If You Love Marvel, You Should Thank Stan Lee
I have read and enjoyed comics with each and every one of these characters, and I have watched tv shows and seen cartoons and movies about them too. One might say that nerd culture was largely built on the back of comics culture, and comics culture was most definitely built on a structure that Stan Lee went a long way to building. Go into a comic shop and you see the toys, you see the comic books, you see the movies, and you see everyone from children learning to read up to old men who started collecting comics from back in the day when Lee first started out, all happily coexisting.

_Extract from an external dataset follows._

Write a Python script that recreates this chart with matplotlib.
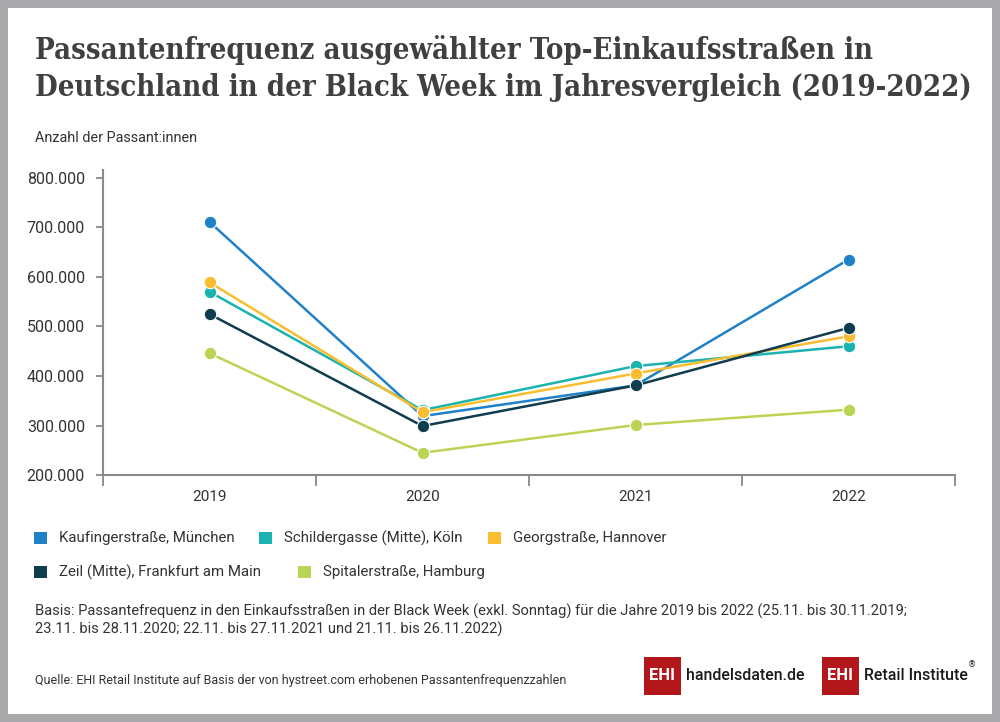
import matplotlib
matplotlib.use('Agg')
import matplotlib.pyplot as plt
from matplotlib.patches import Rectangle
from matplotlib.ticker import FuncFormatter, FixedLocator

years = ['2019', '2020', '2021', '2022']
streets = ['Kaufingerstraße, München', 'Schildergasse (Mitte), Köln', 'Georgstraße, Hannover',
           'Zeil (Mitte), Frankfurt am Main', 'Spitalerstraße, Hamburg']
kaufinger = [711000, 319000, 381000, 635000]
schildergasse = [570000, 331000, 420000, 460000]
georg = [589000, 327000, 405000, 480000]
zeil = [525000, 299000, 381000, 497000]
spitaler = [446000, 245000, 301000, 332000]
colors = ['#1f82c8', '#1bb3b0', '#f9bd2f', '#0f3c4e', '#bad453']
series = [kaufinger, schildergasse, georg, zeil, spitaler]

sans = 'Roboto'
txt = '#333333'

fig = plt.figure(figsize=(10, 7.22), dpi=100)
fig.patch.set_facecolor('#a9a9ab')
fig.patches.append(Rectangle((0.008, 0.011), 0.984, 0.978, transform=fig.transFigure,
                             facecolor='white', edgecolor='none', zorder=-10))

# title
fig.text(0.035, 0.951, 'Passantenfrequenz ausgewählter Top-Einkaufsstraßen in\n'
         'Deutschland in der Black Week im Jahresvergleich (2019-2022)',
         fontsize=21, fontweight='bold', family='DejaVu Serif', stretch='condensed',
         color='#404040', va='top', ha='left', linespacing=1.32)
fig.text(0.035, 0.803, 'Anzahl der Passant:innen', fontsize=10.4, family=sans, color=txt)

ax = fig.add_axes([0.103, 0.342, 0.852, 0.422])
for vals, c, name in zip(series, colors, streets):
    ax.plot(range(len(years)), vals, color=c, lw=1.8, marker='o', ms=9,
            markeredgecolor='white', markeredgewidth=0.8, label=name)

ax.set_xlim(-0.5, 3.5)
ax.set_ylim(200000, 815000)
ax.set_yticks([200000, 300000, 400000, 500000, 600000, 700000, 800000])
ax.yaxis.set_major_formatter(FuncFormatter(lambda v, p: f'{int(v):,}'.replace(',', '.')))
ax.set_xticks(range(len(years)))
ax.set_xticklabels(years)
ax.xaxis.set_minor_locator(FixedLocator([-0.5, 0.5, 1.5, 2.5, 3.5]))
ax.tick_params(axis='x', which='major', length=0, pad=11, labelsize=11, labelcolor=txt)
ax.tick_params(axis='x', which='minor', length=8, width=1.3, color='#8a8a8a')
ax.tick_params(axis='y', length=5, width=1.3, color='#8a8a8a', labelsize=11.5,
               labelcolor=txt, pad=8)
for lab in ax.get_xticklabels() + ax.get_yticklabels():
    lab.set_family(sans)
for s in ['top', 'right']:
    ax.spines[s].set_visible(False)
for s in ['left', 'bottom']:
    ax.spines[s].set_color('#8a8a8a')
    ax.spines[s].set_linewidth(1.5)

# legend drawn by hand, flowing like the reference
leg_pos = [(34, 538), (259, 538), (488, 538), (34, 572), (298, 572)]
for (px, py), name, c in zip(leg_pos, streets, colors):
    x, y = px / 1000, 1 - py / 722
    fig.patches.append(Rectangle((x, y - 0.009), 0.013, 0.018, transform=fig.transFigure,
                                 facecolor=c, edgecolor='none'))
    fig.text(x + 0.025, y, name, fontsize=10.8, family=sans, color=txt,
             va='center', ha='left')

fig.text(0.035, 0.164, 'Basis: Passantefrequenz in den Einkaufsstraßen in der Black Week '
         '(exkl. Sonntag) für die Jahre 2019 bis 2022 (25.11. bis 30.11.2019;\n'
         '23.11. bis 28.11.2020; 22.11. bis 27.11.2021 und 21.11. bis 26.11.2022)',
         fontsize=10.6, family=sans, color=txt, va='top', ha='left', linespacing=1.25)
fig.text(0.035, 0.058, 'Quelle: EHI Retail Institute auf Basis der von hystreet.com erhobenen '
         'Passantenfrequenzzahlen', fontsize=9, family=sans, color=txt, va='center', ha='left')

# logos
red = '#b3171c'
for bx, label in [(0.644, 'handelsdaten.de'), (0.822, 'Retail Institute')]:
    fig.patches.append(Rectangle((bx, 0.038), 0.037, 0.052, transform=fig.transFigure,
                                 facecolor=red, edgecolor='none'))
    fig.text(bx + 0.0185, 0.064, 'EHI', color='white', fontsize=12, fontweight='bold',
             family='Roboto', ha='center', va='center')
    fig.text(bx + 0.042, 0.064, label, color='#1a1a1a', fontsize=11.4, family='Roboto',
             ha='left', va='center', fontweight='medium')
fig.text(0.968, 0.080, '®', color='#1a1a1a', fontsize=6, family='DejaVu Sans',
         ha='left', va='center')

fig.savefig('out.png', dpi=100)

People have their favourite comic companies, and it may not be one of the big two, Marvel or DC, but to deny their impact would be foolish – to deny that they carved out a space in the public consciousness is unthinkable, and to not point to the genius of Stan Lee as pivotal in creating that market would be ridiculous. He may have become a little P T Barnum at points, but just look at his body of work and you have to acknowledge Stan Lee as a great.
He was 95 when he died, and up until recently he seemed possessed of the same energy and enthusiasm that always came along with the words Stan Lee Presents. He never stopped – still creating original works well into his 90s. Who wouldn’t have wanted to do some of the things Stan Lee did? And there is a genius too in making it look like so much fun, while getting so much done.